The poet beseeches us to ‘turn Facebook face to a book,/reclaim time and space/that MySpace took.’ I beseech you to turn your face to Ad-Liberation.
Steve Ely, Oswald’s Book of Hours (collection published by Smoke Stack Books)
Steve doesn’t shy away from anything in this epic poetic account of England that speaks in old English, contemporary slang, Latin, French and the languages of prayer and violence. Thanks to my modest early education, some of the Latin escapes me but for the most part the context makes meaning clear.
The book blends the religious and pastoral, ‘lenten sunlight/squinting through oak boughs, dappling shadow’ with the battlefield and the visceral hunt, ‘each dying breath belched blood’. It melds the past with the present in a kind of poetic psychogeography, although I’m not sure Steve would be comfortable with that term! This is poetry unlike any other that is steeped in allusions and frequently uses the medieval conventions such as alliteration.

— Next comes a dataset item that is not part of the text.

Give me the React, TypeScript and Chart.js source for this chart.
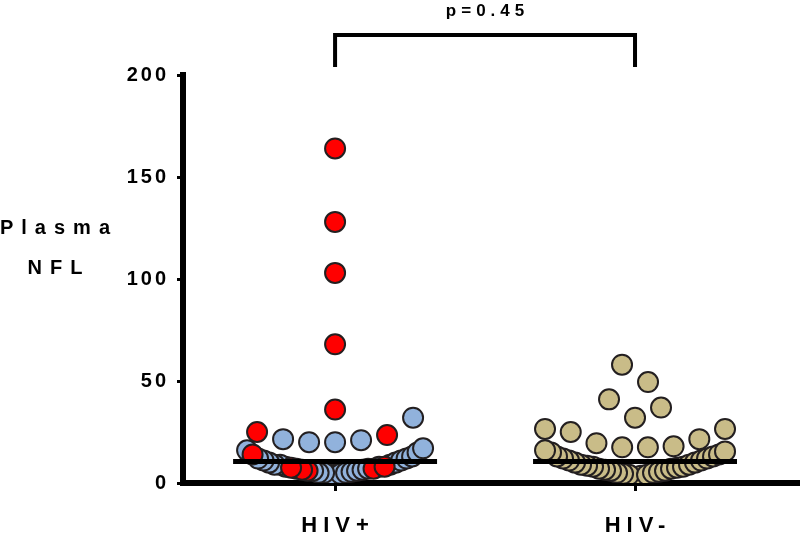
import React, { useEffect, useRef } from "react";
import { Chart, registerables } from "chart.js";

Chart.register(...registerables);

// ---- data ----
const categories = ["HIV+", "HIV-"];
const hivPosRed = [164, 128, 103, 68, 36, 25, 23.5, 14, 6, 6.5, 7, 7.5, 8];
const hivPosBlue = [
  32, 21.5, 21, 20, 20, 17, 16, 15, 13, 12, 12, 11, 11, 10, 10, 9, 9, 9, 8, 8,
  7, 7, 6.5, 6, 6, 5.5, 5, 5, 5, 4.5, 4, 4,
];
const hivNeg = [
  58, 49.5, 41, 37, 32, 26.5, 26.5, 25, 21.5, 19.5, 18, 17.5, 17.5, 16, 15.5,
  15, 14, 13, 13, 12, 12, 11, 11, 10, 10, 9, 9, 8.5, 8, 8, 7.5, 7, 7, 6.5, 6,
  6, 5.5, 5, 5, 4.5, 4, 4, 3.5, 3,
];
const medians = [10.5, 10.5];
const yTickValues = [0, 50, 100, 150, 200];
const pValueText = "p=0.45";
const yTitleLines = ["Plasma", "NFL"];

const FONT = "'Liberation Sans', Arial, sans-serif";
const BLUE = "#91B2DC";
const RED = "#FF0000";
const TAN = "#C9BC88";
const EDGE = "#231F20";

type Item = { v: number; tag: number };

function buildSwarm(
  items: Item[],
  pxPerY: number,
  halfWidthPx: number,
  maxStepPx: number,
  spanPx: number,
  gapPx: number,
  leftFirst: boolean
) {
  const sorted = [...items].sort((a, b) => a.v - b.v);
  const groups: Item[][] = [];
  let cur: Item[] = [];
  for (const it of sorted) {
    if (
      cur.length &&
      ((it.v - cur[0].v) * pxPerY > spanPx ||
        (it.v - cur[cur.length - 1].v) * pxPerY > gapPx)
    ) {
      groups.push(cur);
      cur = [];
    }
    cur.push(it);
  }
  if (cur.length) groups.push(cur);
  const out: { v: number; tag: number; dx: number }[] = [];
  const dir = leftFirst ? 1 : -1;
  for (const g of groups) {
    const n = g.length;
    const step = n > 1 ? Math.min(maxStepPx, (2 * halfWidthPx) / (n - 1)) : 0;
    const slots: number[] = [];
    for (let i = 0; i < n; i++) slots.push((i - (n - 1) / 2) * step);
    slots.sort((a, b) => Math.abs(a) - Math.abs(b) || dir * (a - b));
    g.forEach((it, k) => out.push({ v: it.v, tag: it.tag, dx: slots[k] }));
  }
  return out;
}

function drawSpaced(
  ctx: CanvasRenderingContext2D,
  text: string,
  x: number,
  y: number,
  size: number,
  spacing: number
) {
  ctx.save();
  ctx.font = `bold ${size}px ${FONT}`;
  (ctx as any).letterSpacing = `${spacing}px`;
  ctx.fillStyle = "#000";
  ctx.textAlign = "center";
  ctx.textBaseline = "middle";
  ctx.fillText(text, x + spacing / 2, y);
  ctx.restore();
}

const annotationPlugin = {
  id: "annot",
  beforeDraw(chart: any) {
    chart.ctx.letterSpacing = "3px";
  },
  afterDraw(chart: any) {
    const ctx = chart.ctx as CanvasRenderingContext2D;
    const xs = chart.scales.x;
    const area = chart.chartArea;
    // y title
    drawSpaced(ctx, yTitleLines[0], 55, 228, 20, 8);
    drawSpaced(ctx, yTitleLines[1], 55, 268, 20, 8);
    // x category labels
    categories.forEach((c, i) => {
      drawSpaced(ctx, c, xs.getPixelForValue(i), area.bottom + 43, 22, 6);
    });
    // bracket
    const x0 = xs.getPixelForValue(0);
    const x1 = xs.getPixelForValue(1);
    const top = area.top - 40;
    const bot = area.top - 8;
    ctx.save();
    ctx.strokeStyle = "#000";
    ctx.lineWidth = 4;
    ctx.lineCap = "butt";
    ctx.lineJoin = "miter";
    ctx.beginPath();
    ctx.moveTo(x0, bot);
    ctx.lineTo(x0, top);
    ctx.lineTo(x1, top);
    ctx.lineTo(x1, bot);
    ctx.stroke();
    ctx.restore();
    drawSpaced(ctx, pValueText, (x0 + x1) / 2, 11, 17, 5);
  },
};

export default function App() {
  const canvasRef = useRef<HTMLCanvasElement | null>(null);

  useEffect(() => {
    document.body.style.margin = "0";
    const canvas = canvasRef.current;
    if (!canvas) return;

    const pointStyle = {
      pointRadius: 10,
      pointHoverRadius: 10,
      borderColor: EDGE,
      borderWidth: 2,
      showLine: false,
    };

    const chart = new Chart(canvas, {
      type: "scatter",
      data: {
        datasets: [
          ...medians.map((m, i) => ({
            type: "line" as const,
            data: [
              { x: i - 0.34, y: m },
              { x: i + 0.34, y: m },
            ],
            borderColor: "#000",
            borderWidth: 5,
            pointRadius: 0,
            showLine: true,
            order: 0,
          })),
          { ...pointStyle, data: [], backgroundColor: RED, order: 1 },
          { ...pointStyle, data: [], backgroundColor: BLUE, order: 2 },
          { ...pointStyle, data: [], backgroundColor: TAN, order: 2 },
        ] as any,
      },
      options: {
        animation: false,
        responsive: false,
        events: [],
        layout: {
          autoPadding: false,
          padding: { top: 75, right: 0, bottom: 0, left: 0 },
        },
        plugins: { legend: { display: false }, tooltip: { enabled: false } },
        scales: {
          x: {
            type: "linear",
            min: -0.507,
            max: 1.55,
            afterBuildTicks: (axis: any) => {
              axis.ticks = categories.map((_, i) => ({ value: i }));
            },
            afterFit: (axis: any) => {
              axis.height = 54;
            },
            ticks: { display: false },
            grid: {
              drawOnChartArea: false,
              drawTicks: true,
              tickLength: 8,
              tickWidth: 3,
              color: "#000",
            },
            border: { display: true, width: 6, color: "#000" },
          },
          y: {
            type: "linear",
            min: 0,
            max: 200,
            afterBuildTicks: (axis: any) => {
              axis.ticks = yTickValues.map((v) => ({ value: v }));
            },
            afterFit: (axis: any) => {
              axis.width = 183;
            },
            ticks: {
              color: "#000",
              padding: 8,
              font: { family: FONT, size: 20, weight: "bold" },
            },
            grid: {
              drawOnChartArea: false,
              drawTicks: true,
              tickLength: 6,
              tickWidth: 3,
              color: "#000",
            },
            border: { display: true, width: 6, color: "#000" },
          },
        },
      } as any,
      plugins: [annotationPlugin],
    });

    const xs: any = chart.scales.x;
    const ys: any = chart.scales.y;
    const pxPerX = xs.getPixelForValue(1) - xs.getPixelForValue(0);
    const pxPerY = ys.getPixelForValue(0) - ys.getPixelForValue(1);

    const posItems: Item[] = [
      ...hivPosBlue.map((v) => ({ v, tag: 0 })),
      ...hivPosRed.map((v) => ({ v, tag: 1 })),
    ];
    const posSwarm = buildSwarm(posItems, pxPerY, 88, 26, 28, 20, true);
    const negSwarm = buildSwarm(
      hivNeg.map((v) => ({ v, tag: 2 })),
      pxPerY,
      90,
      26,
      28,
      20,
      false
    );

    const toPt = (cat: number) => (p: { v: number; dx: number }) => ({
      x: cat + p.dx / pxPerX,
      y: p.v,
    });
    const ds = chart.data.datasets as any[];
    ds[2].data = posSwarm.filter((p) => p.tag === 1).map(toPt(0));
    ds[3].data = posSwarm.filter((p) => p.tag === 0).map(toPt(0));
    ds[4].data = negSwarm.map(toPt(1));
    chart.update();

    return () => chart.destroy();
  }, []);

  return (
    <div style={{ width: 800, height: 537 }}>
      <canvas
        ref={canvasRef}
        width={800}
        height={537}
        style={{ display: "block" }}
      />
    </div>
  );
}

Sex and death are inextricably linked in ‘turf tumescent/and studded with daisies, rooting from the dead’. ‘These ghosts are drawn by my own fuming blood’ might be seen to have a Dylan Thomas grandiosity if the book didn’t take in so many other historical voices.
These voices tell damn good and relevant stories, whether about a highway man in a confessional or a Falklands soldier or ex-footballer or a priest (?) or even Arthur Scargill. These are working class rebels with all their flaws and heroisms. ’ ‘Should you ever oppress them’, Oswald is warned, they ‘will turn upon your Northumbrian tower with springole and trebuchet, block, scaffold and hatchet’, a blood-curdling list. Nor do kings have a monopoly on holiness, ‘…how shall I not/ reflect that his canonical destiny should/ also have been mine; for did not I fight for/ the godspelle…?’ ‘The king is to serve the people, not the people serve the king’, and invoking religion makes no difference. Afterall, ‘jhesu’s modir leide hym/ in a cratche in the shit of beestys’.
There is a healthy disrespect for flummery, the middle classes put firmly in their place by a dead soldier. ‘…They’ve no idea where/ they’ve come from, the spilled blood and/sacrifice its taken to get them to a place/where they can reduce their carbon/footprint over rocket and parmigiana.’ Even Scargill is admonished for bringing ‘health and Palma de Mallorca/Cortinas on the drive and kids in college,/reading Marx and Mao and The Wealth of Nations.’
Everyone should read Orgreave’s Book of Hours to see England as they never saw it before and to find the spirit of Robyn Hode alive and well because ‘the rabble is the/blood-pulse of England. Never forget it.’
Julie Mellor, Breathing Through Our Bones (pamphlet published by Smith and Doorstop)
What Julie has unearthed is perhaps surprisingly eclectic considering her subject for the most part is the mining town of Penistone ‘…where everyone/is someone’s cousin twice removed/we are all breathing through our bones.’
This landscape can be cruel. People prove their worth by holding melting ice for minutes at a time; an ancestor is shot in the upstairs rooms of a pub and ‘one small fissure’ in stone causes the derailing of a train. But this acutely-observed lyricism with its frequent assonance and consonance makes beauty of the terrible. For the couple on the canal, ‘each bridge is a bleak stone rainbow’, a distinctly northern image that conjures the Victorian era whilst delineating the shape of the bridge and the behaviour of water.
The train derailment becomes ‘a point [she] can look on and describe/in bricks of words, then knock down again/before it becomes too fixed.’ To pay homage to real life events we must always seek new ways of describing them, as with the layered and lovely description of the blackberries. But Julie’s words are never just explications – relating to the humans moving within this Southern Yorkshire landscape, the withered blackberries like the mole which will see the addressed hanged as a witch.
The ghosts she sees ‘hyphenate’ every page like the alive-or-dead child in Inventory who is ‘trapped between his world and mine’, a line that resonates with so many meanings. As Julie tells us in the closing poem, if we ‘stoop’ to dig deep, we may ‘read with surprise/what, for centuries, has been lying at our feet.’